It snowed up until about noon today. 2 more inches on top of yesterday's 7 or 8. The mailman actually came today. He drove a Ford S10 with 4wheel and big tires with big cleats. The snow plows had piled the snow along the side of the road in front of the mail box. He drove over it with no problem like a monster truck. My car is buried. The fallen snow plus that pitched by the plow trucks means I have some more snow digging in my future. The freezing rain after the snow made a crust on it. Makes walking a labor. You have to punch the crust with each step or you stand on it and it breaks under your full weight and you crash. It's difficult to keep from falling just standing in it. It was above my ankles. By the side of the road I went in up to my knee.
I may go out tomorrow if the weather is fit and do a bit of shoveling. Won't do much. A little at a time. I'm not in a hurry. I dread it. In the morning when I wake and see all the snow, first thing I think is Whitehead misses Jr Maxwell on a day like today. He took his tractor and blade to driveways all over Whitehead, worked all day at clearing driveways. Wouldn't accept a dime. A wave and on to the next house. He never made anything of it or told of it, just did it. I've thought all day of the time Ross gave Jr a great lecture on karma when he asked why everybody is helping him out in his infirm time. Ross reminded him of his activities over the years helping out people, fixing things and not charging for it, helping people out any way they needed help he could handle.
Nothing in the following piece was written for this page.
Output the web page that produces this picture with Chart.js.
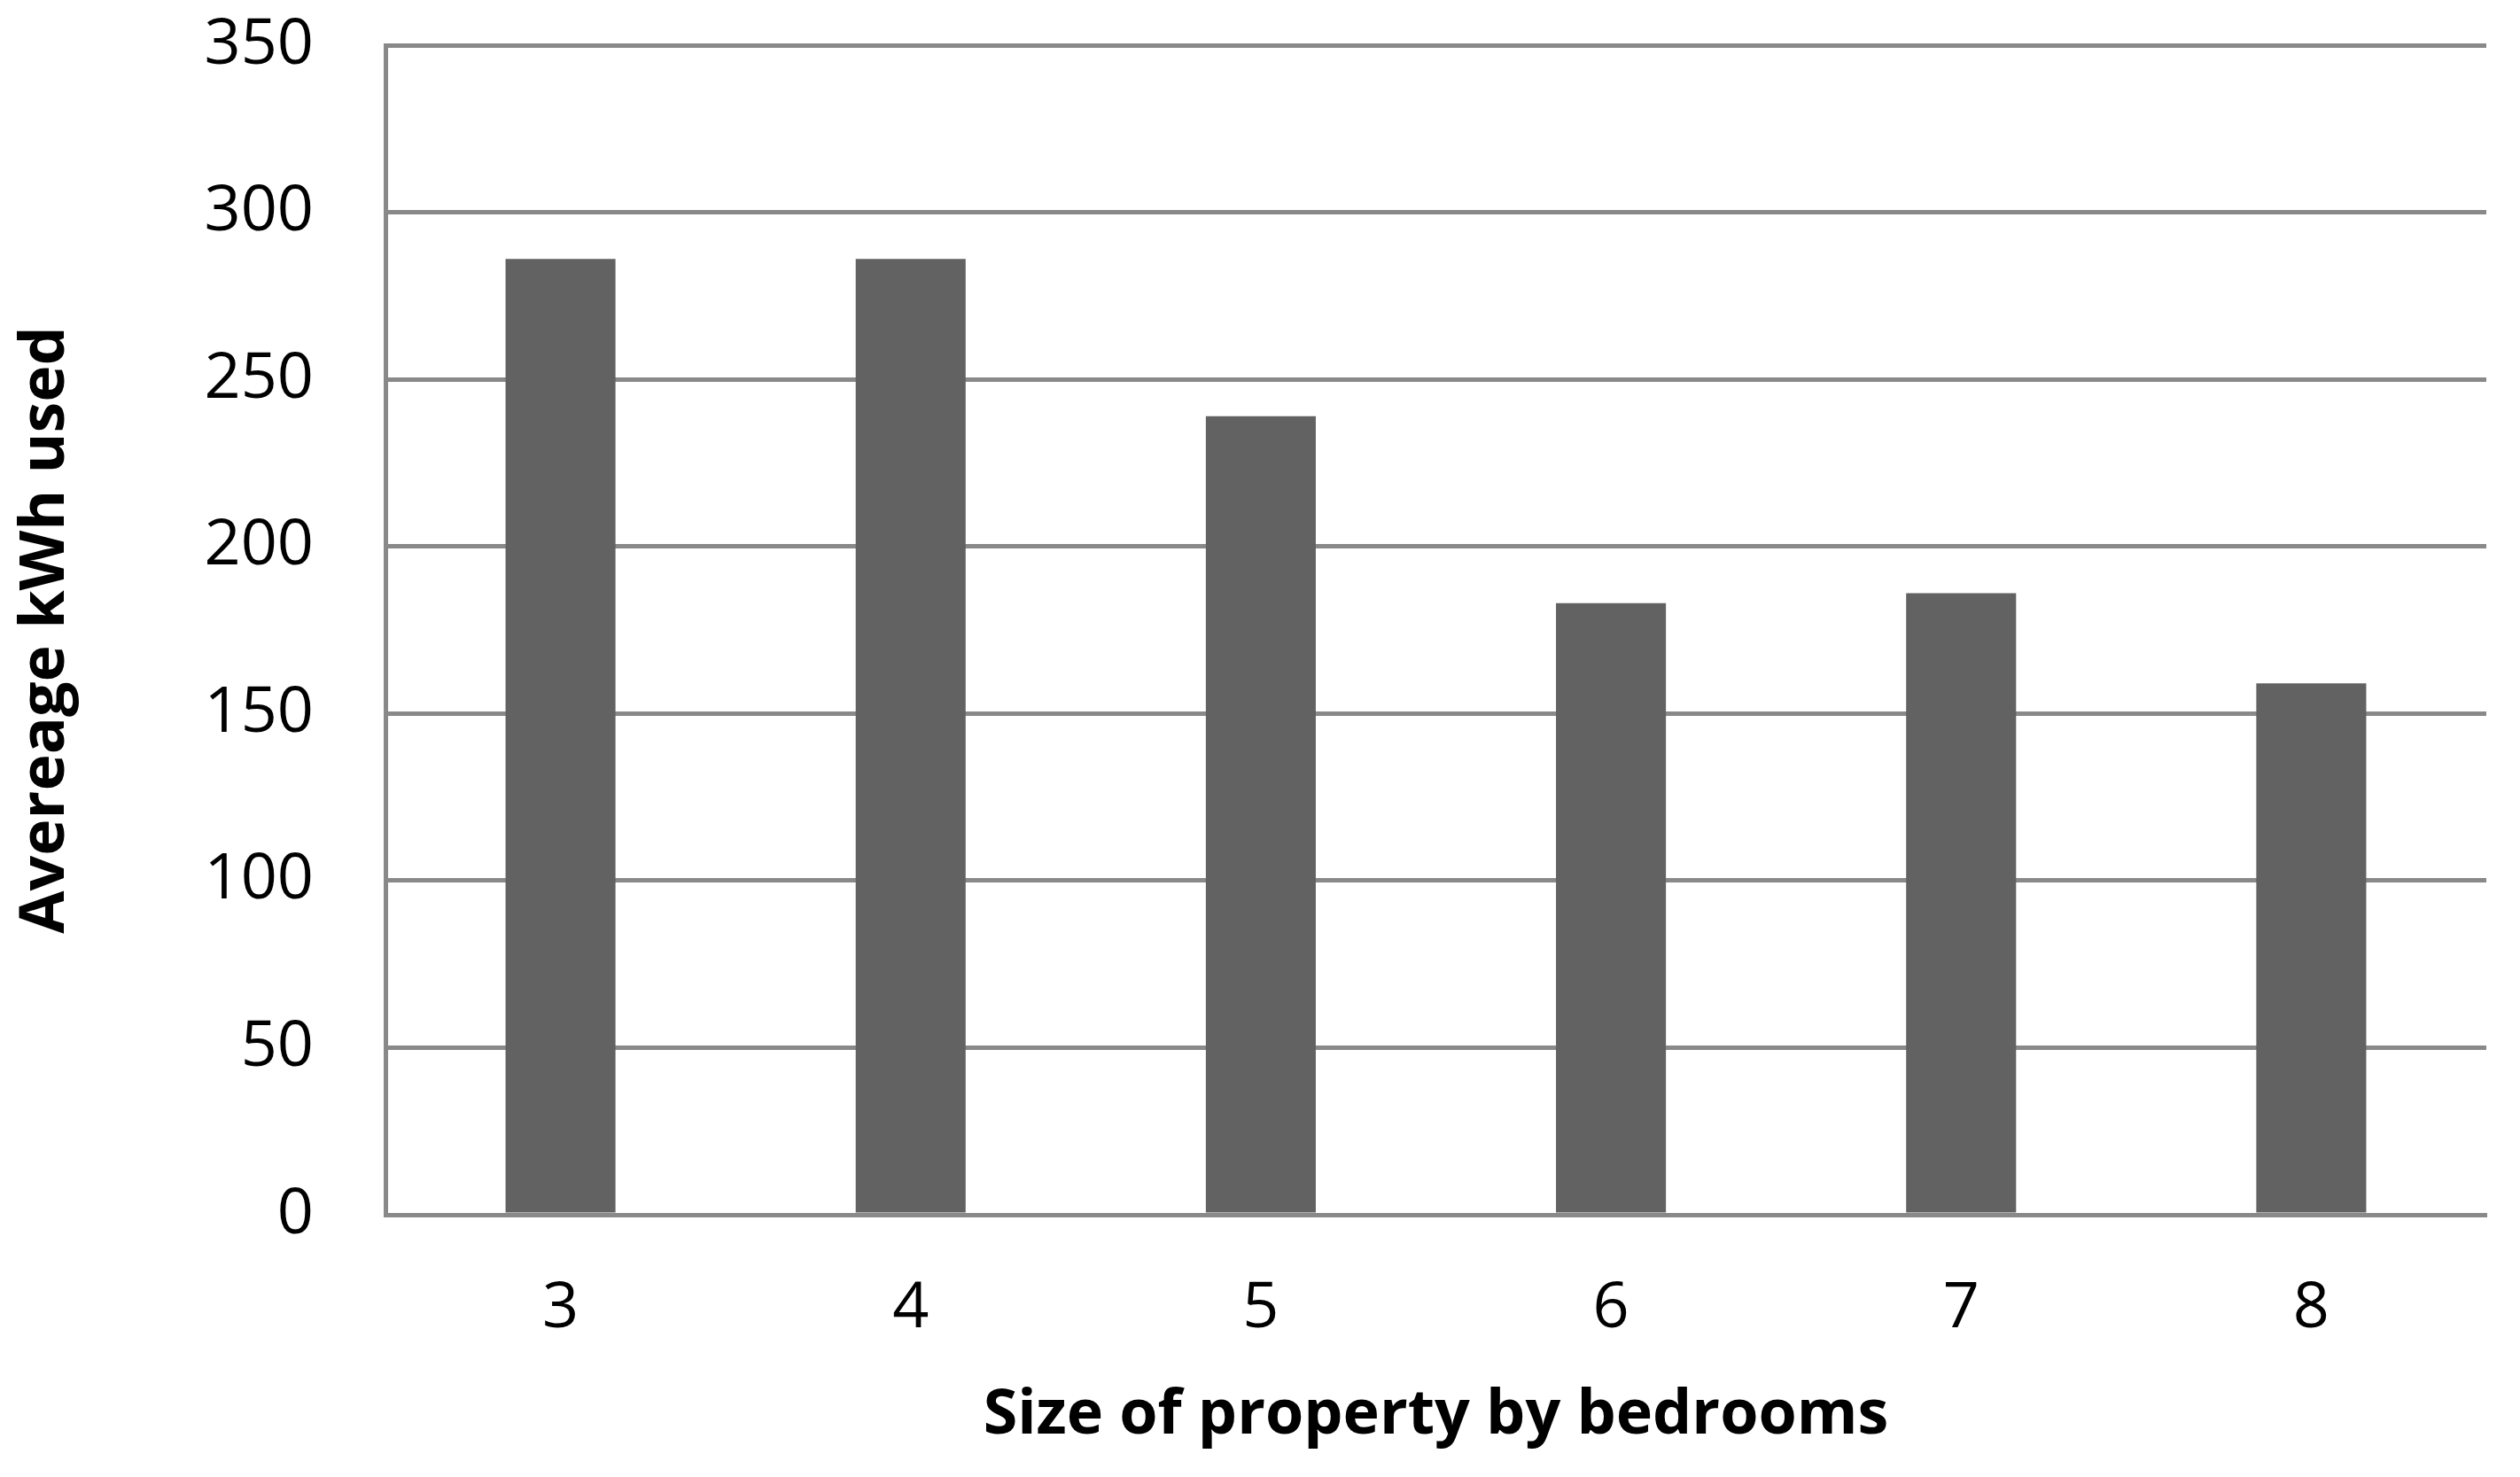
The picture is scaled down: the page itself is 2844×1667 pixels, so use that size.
<!DOCTYPE html>
<html>
<head>
<meta charset="utf-8">
<script src="https://cdn.jsdelivr.net/npm/chart.js@4.4.0/dist/chart.umd.min.js"></script>
<style>
  html, body { margin: 0; padding: 0; background: #fff; }
  #wrap { width: 2844px; height: 1667px; }
</style>
</head>
<body>
<div id="wrap"><canvas id="chart"></canvas></div>
<script>
// data
const bedrooms = ['3', '4', '5', '6', '7', '8'];
const avgKwh = [286, 286, 239, 183, 186, 159];
const yMin = 0;
const yMax = 350;
const yStep = 50;

const gridColor = '#898989';
const barColor = '#626262';
const fontFamily = '"Open Sans", "Noto Sans", sans-serif';

new Chart(document.getElementById('chart'), {
    type: 'bar',
    data: {
        labels: bedrooms,
        datasets: [{
            data: avgKwh,
            backgroundColor: barColor,
            borderWidth: 0,
            barPercentage: 0.314,
            categoryPercentage: 1
        }]
    },
    options: {
        responsive: true,
        maintainAspectRatio: false,
        animation: false,
        layout: { padding: { top: 51, right: 38, left: 0, bottom: 0 } },
        plugins: {
            legend: { display: false },
            tooltip: { enabled: false }
        },
        scales: {
            x: {
                grid: { display: false, drawTicks: false },
                border: { display: true, color: gridColor, width: 5 },
                ticks: {
                    color: '#000',
                    padding: 63,
                    font: { family: fontFamily, size: 72 }
                },
                title: {
                    display: true,
                    text: 'Size of property by bedrooms',
                    color: '#000',
                    padding: { top: 0, bottom: 27 },
                    font: { family: fontFamily, size: 70, weight: 'bold' }
                },
                afterFit: (scale) => {
                    scale.height = 296;
                    scale.paddingLeft = 0;
                    scale.paddingRight = 0;
                }
            },
            y: {
                min: yMin,
                max: yMax,
                grid: { color: gridColor, lineWidth: 5, drawTicks: false },
                border: { display: true, color: gridColor, width: 5 },
                ticks: {
                    stepSize: yStep,
                    color: '#000',
                    padding: 81,
                    font: { family: fontFamily, size: 72 }
                },
                title: {
                    display: true,
                    text: 'Avereage kWh used',
                    color: '#000',
                    padding: { top: 10, bottom: 0 },
                    font: { family: fontFamily, size: 70, weight: 'bold' }
                },
                afterFit: (scale) => {
                    scale.width = 435;
                    scale.paddingTop = 0;
                    scale.paddingBottom = 0;
                }
            }
        }
    }
});
</script>
</body>
</html>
He said, "Now's payback time." Jr got it, but he didn't seem to be convinced he'd done enough to warrant what he's received, like he got more out of the deal than he put in. He had a hard time getting his mind off his belief that everyone he knew saw a fool when they saw him. It wasn't easy to break through that belief to see himself in such a light that anything good would be coming his way. Sometimes he judged himself like a hawk-eyed preacher fine tuned to sin. He lived his life outside church aware that's the only way he can live in relation to church. He believed, but he couldn't participate in the dreary old samo samo. I'm not sure, but it seemed like there was a part of him that wasn't certain God was not a hellfire and damnation preacher watching for sin like a referee. He was a bit apprehensive of that kind of a God. If that's how it turned out God is, he didn't have a chance.
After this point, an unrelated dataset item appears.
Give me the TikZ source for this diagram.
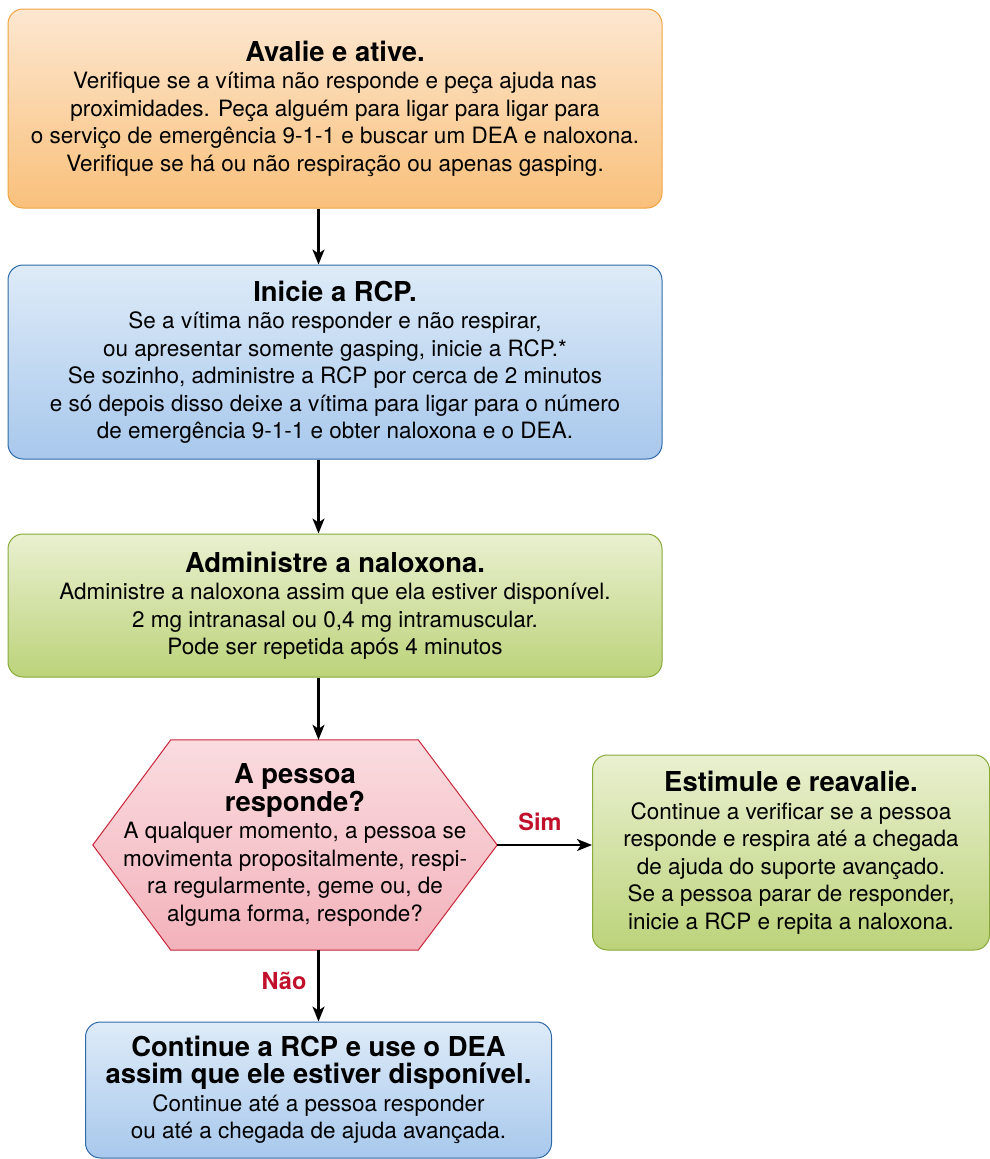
\documentclass[tikz,border=0pt]{standalone}
\usepackage{fontspec}
\setmainfont{TeX Gyre Heros}
\usetikzlibrary{arrows.meta}
\definecolor{orT}{HTML}{FDE7D0}
\definecolor{orB}{HTML}{F9C07B}
\definecolor{orD}{HTML}{EFA440}
\definecolor{blT}{HTML}{DEEBF8}
\definecolor{blB}{HTML}{A8C8EC}
\definecolor{blD}{HTML}{2F6AA8}
\definecolor{grT}{HTML}{E9F0D0}
\definecolor{grB}{HTML}{BCD37A}
\definecolor{grD}{HTML}{88AA3A}
\definecolor{pkT}{HTML}{FADCE0}
\definecolor{pkB}{HTML}{F3B2BB}
\definecolor{pkD}{HTML}{C8243A}
\definecolor{lblred}{HTML}{C0102C}
\tikzset{
  box/.style={rounded corners=15pt, line width=1pt, align=center, inner sep=0pt,
    font=\fontsize{22.5}{27.5}\selectfont},
  orbox/.style={box, draw=orD, top color=orT, bottom color=orB},
  blbox/.style={box, draw=blD, top color=blT, bottom color=blB},
  grbox/.style={box, draw=grD, top color=grT, bottom color=grB},
  conn/.style={line width=2.2pt, -{Stealth[length=15pt,width=12pt,inset=4pt]}},
  lbl/.style={font=\fontsize{23.5}{24}\selectfont\bfseries, text=lblred},
}
\newcommand{\ttl}[1]{{\fontsize{27.4}{27.5}\selectfont\bfseries #1}}
\begin{document}
\begin{tikzpicture}[x=1pt,y=-1pt]
\useasboundingbox (0,0) rectangle (990,1159);
\node[orbox, minimum width=654pt, minimum height=199pt] (a) at (335,108.5)
 {\ttl{Avalie e ative.}\\
  Verifique se a vítima não responde e peça ajuda nas\\
  proximidades. Peça alguém para ligar para ligar para\\
  o serviço de emergência 9-1-1 e buscar um DEA e naloxona.\\
  Verifique se há ou não respiração ou apenas gasping.};
\node[blbox, minimum width=654pt, minimum height=194pt] (b) at (335,362)
 {\ttl{Inicie a RCP.}\\
  Se a vítima não responder e não respirar,\\
  ou apresentar somente gasping, inicie a RCP.*\\
  Se sozinho, administre a RCP por cerca de 2 minutos\\
  e só depois disso deixe a vítima para ligar para o número\\
  de emergência 9-1-1 e obter naloxona e o DEA.};
\node[grbox, minimum width=654pt, minimum height=143pt] (c) at (335,605.5)
 {\ttl{Administre a naloxona.}\\
  Administre a naloxona assim que ela estiver disponível.\\
  2 mg intranasal ou 0,4 mg intramuscular.\\
  Pode ser repetida após 4 minutos};
% hexagon
\node[minimum width=404pt, minimum height=210pt, inner sep=0pt] (d) at (295,845) {};
\shade[top color=pkT, bottom color=pkB, draw=pkD, line width=1pt]
  (d.west) -- ([xshift=78pt]d.north west) -- ([xshift=-79pt]d.north east) -- (d.east)
  -- ([xshift=-79pt]d.south east) -- ([xshift=78pt]d.south west) -- cycle;
\node[align=center, font=\fontsize{22.5}{27.5}\selectfont] (dt) at (d.center)
 {\ttl{A pessoa}\\ \ttl{responde?}\\
  A qualquer momento, a pessoa se\\
  movimenta propositalmente, respi-\\
  ra regularmente, geme ou, de\\
  alguma forma, responde?};
\node[grbox, minimum width=397pt, minimum height=195pt] (e) at (791,852.5)
 {\ttl{Estimule e reavalie.}\\
  Continue a verificar se a pessoa\\
  responde e respira até a chegada\\
  de ajuda do suporte avançado.\\
  Se a pessoa parar de responder,\\
  inicie a RCP e repita a naloxona.};
\node[blbox, minimum width=466pt, minimum height=136pt] (f) at (318.5,1090)
 {\ttl{Continue a RCP e use o DEA}\\
  \ttl{assim que ele estiver disponível.}\\
  Continue até a pessoa responder\\
  ou até a chegada de ajuda avançada.};
\draw[conn] (a.south -| f.north) -- (b.north -| f.north);
\draw[conn] (b.south -| f.north) -- (c.north -| f.north);
\draw[conn] (c.south -| f.north) -- (d.north -| f.north);
\draw[conn] (d.south -| f.north) -- (f.north);
\draw[conn] (d.east) -- (d.east -| e.west);
\node[lbl] (sim) at (540,822) {Sim};
\node[lbl] (nao) at (284,981) {Não};
\end{tikzpicture}
\end{document}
I did my best over time to tune into the God of love. He knew the scripture about God is love, like everybody. Everybody knows it, but not too many regard God as such. God the punisher. God is watching you. You can't hide. Jr and I talked of our own ways of seeing things without judging each other, and I did my best to get across to him the God I know, who is love and love only. God doesn't care that Jr outran a cop one night. God doesn't care that he drank white liquor illegally, doesn't care that he had an adventure here and there, doesn't care that he didn't go to church. God is not that small minded. My God cares about one's advancement on the spiritual path. I believe Jr contracted a lifetime of suffering this time, for suffering is the fast lane.
I believe Jr was quite an advanced soul veiled. I couldn't talk to him about such subjects out there in abstraction where his mind never dwelled. And I'm glad. It taught me to pay closer attention to thinking without abstraction, pay closer attention to now, accepting circumstances as God given; therefore, go with them and see where they take me. I was never good at guiding myself through confusion. With help from above, I just have to get out of the way and let it happen. I don't think it mattered a whole lot what Jr believed about God as to where his spirit went. If God is love, as scripture attests, then he's not watching for sin to punish. We punish ourselves so severely, God surely is distressed that we're so hard on ourselves.
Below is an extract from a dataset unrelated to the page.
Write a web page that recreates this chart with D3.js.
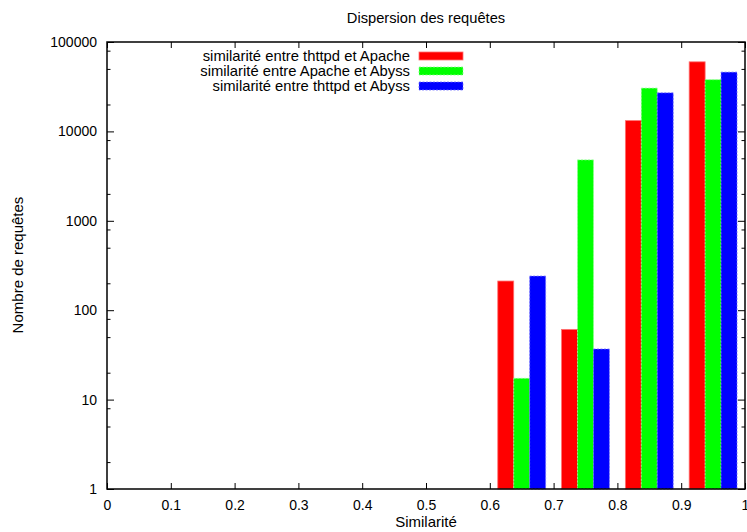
<!DOCTYPE html>
<html lang="fr">
<head>
<meta charset="UTF-8" />
<title>Dispersion des requêtes</title>
<script src="https://d3js.org/d3.v7.min.js"></script>
<style>
    body { margin: 0; background: #fff; }
    svg { display: block; font-family: "Liberation Sans", Arial, sans-serif; }
    text { fill: #000; }
</style>
</head>
<body>
<svg id="chart" width="747" height="532"></svg>
<script>
    // données
    const bins = [0.6, 0.7, 0.8, 0.9];
    const seriesNames = [
        "similarité entre thttpd et Apache",
        "similarité entre Apache et Abyss",
        "similarité entre thttpd et Abyss"
    ];
    const seriesColors = ["#ff0000", "#00ff00", "#0000ff"];
    const edgeColors = ["#ff7070", "#90ff90", "#7070ff"];
    const thttpdApache = [212, 61, 13200, 60000];
    const apacheAbyss = [17.3, 4800, 30500, 37900];
    const thttpdAbyss = [241, 36.8, 27000, 46000];
    const xTicks = [0, 0.1, 0.2, 0.3, 0.4, 0.5, 0.6, 0.7, 0.8, 0.9, 1];
    const yTicks = [1, 10, 100, 1000, 10000, 100000];

    const series = [thttpdApache, apacheAbyss, thttpdAbyss];

    const svg = d3.select("#chart");
    const margin = { top: 42, right: 2, bottom: 43, left: 107 };
    const width = +svg.attr("width");
    const height = +svg.attr("height");
    const x0 = margin.left, x1 = width - margin.right;
    const y0 = height - margin.bottom, y1 = margin.top;

    const x = d3.scaleLinear().domain([0, 1]).range([x0, x1]);
    const y = d3.scaleLog().domain([1, 100000]).range([y0, y1]);

    const barW = 0.025;

    // barres
    series.forEach((vals, si) => {
        svg.append("g")
            .selectAll("rect")
            .data(vals)
            .join("rect")
            .attr("x", (d, i) => x(bins[i] + 0.0125 + si * barW))
            .attr("width", x(barW) - x(0))
            .attr("y", d => y(d))
            .attr("height", d => y(1) - y(d))
            .attr("fill", seriesColors[si])
            .attr("stroke", edgeColors[si])
            .attr("stroke-width", 0.8)
            .attr("stroke-dasharray", si === 0 ? null : "2,1.5");
    });

    // ticks mineurs (log)
    const minorTicks = [];
    for (let k = 0; k < 5; k++) {
        [2, 5, 8].forEach(m => minorTicks.push(m * Math.pow(10, k)));
    }

    // axes principaux
    const tickFmt = d => d === 0 ? "0" : d === 1 ? "1" : d3.format(".1f")(d);
    svg.append("g")
        .attr("transform", `translate(0,${y0})`)
        .call(d3.axisBottom(x).tickValues(xTicks).tickFormat(tickFmt).tickSizeInner(-6).tickSizeOuter(0).tickPadding(11))
        .call(g => g.select(".domain").remove())
        .call(g => g.selectAll("text").attr("font-size", 14).attr("font-family", "Liberation Sans, Arial, sans-serif"));
    svg.append("g")
        .attr("transform", `translate(0,${y1})`)
        .call(d3.axisTop(x).tickValues(xTicks).tickFormat("").tickSizeInner(-6).tickSizeOuter(0))
        .call(g => g.select(".domain").remove());

    svg.append("g")
        .attr("transform", `translate(${x0},0)`)
        .call(d3.axisLeft(y).tickValues(yTicks).tickFormat(d3.format("d")).tickSizeInner(-7).tickSizeOuter(0).tickPadding(10))
        .call(g => g.select(".domain").remove())
        .call(g => g.selectAll("text").attr("font-size", 14).attr("font-family", "Liberation Sans, Arial, sans-serif"));
    svg.append("g")
        .attr("transform", `translate(${x1},0)`)
        .call(d3.axisRight(y).tickValues(yTicks).tickFormat("").tickSizeInner(-7).tickSizeOuter(0))
        .call(g => g.select(".domain").remove());

    svg.append("g")
        .attr("transform", `translate(${x0},0)`)
        .call(d3.axisLeft(y).tickValues(minorTicks).tickFormat("").tickSizeInner(-3.5).tickSizeOuter(0))
        .call(g => g.select(".domain").remove());
    svg.append("g")
        .attr("transform", `translate(${x1},0)`)
        .call(d3.axisRight(y).tickValues(minorTicks).tickFormat("").tickSizeInner(-3.5).tickSizeOuter(0))
        .call(g => g.select(".domain").remove());

    // cadre
    svg.append("rect")
        .attr("x", x0).attr("y", y1)
        .attr("width", x1 - x0).attr("height", y0 - y1)
        .attr("fill", "none").attr("stroke", "#000").attr("stroke-width", 1.5);

    // légende
    const legend = svg.append("g").attr("font-size", 14.8);
    seriesNames.forEach((name, i) => {
        const ly = 56 + i * 15;
        legend.append("text")
            .attr("x", 410).attr("y", ly)
            .attr("dy", "0.35em")
            .attr("text-anchor", "end")
            .text(name);
        legend.append("rect")
            .attr("x", 419).attr("y", ly - 4)
            .attr("width", 44).attr("height", 8)
            .attr("fill", seriesColors[i])
            .attr("stroke", edgeColors[i])
            .attr("stroke-width", 0.8)
            .attr("stroke-dasharray", i === 0 ? null : "2,1.5");
    });

    // titres
    svg.append("text")
        .attr("x", 426).attr("y", 23)
        .attr("text-anchor", "middle")
        .attr("font-size", 14.7)
        .text("Dispersion des requêtes");
    svg.append("text")
        .attr("x", 426).attr("y", 527)
        .attr("text-anchor", "middle")
        .attr("font-size", 15)
        .text("Similarité");
    svg.append("text")
        .attr("transform", "translate(23,265) rotate(-90)")
        .attr("text-anchor", "middle")
        .attr("font-size", 15)
        .text("Nombre de requêtes");
</script>
</body>
</html>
Our friend Jean had a son on death row in Florida. She visited him when she could. Her love for him never dimmed. I never talked at length with him on this subject, because he wasn't comfortable going off into the unknown, like strapping on a hang glider and jumping off a cliff the first time. He wasn't so sure that's what he wanted to do. He knew neither one of us knew anything about the subject of God, talk all we want. I knew it too. I didn't know how he saw God. It wasn't my business and it's not something that can be explained. But I have a pretty good idea how God saw Jr, not all of it by any means, but I believe God saw/sees in Jr a man
of real integrity whose life benefits everyone around him, a remarkable soul, and one with enough spice of naughtiness to give him some zip. What God loves about Jr Maxwell is that he is a true human being, the full spectrum, true to the core and forgiving as a dog.
In the last days when I knew he was soon on his way I didn't feel any urgency to call for God's attention. I knew he had God's full attention. When the spirit left the body, I felt no need to pray that he go up instead of down. I prayed anyway, because I felt that was the only real way to experience this moment. I wanted a long ritual of singing and finger cymbals like the Tibetans do with incense, chanting prayer. It didn't seem necessary, but at the same time it did seem necessary. I wanted to sit in reverence with him all morning, but got restless. The ambulance backing to the door again. On the mechanical stretcher again, corpse carried out of the house and to the mortician's table. It felt so absent of regard for who it was. It didn't matter who it was. It's a corpse. I wondered if I'd left time for the spirit to fully be released from the body of its own. There's no way I can know. I didn't know what to do. My friend wasn't breathing. I was happy for him. Ecstatic for him. Sad for myself.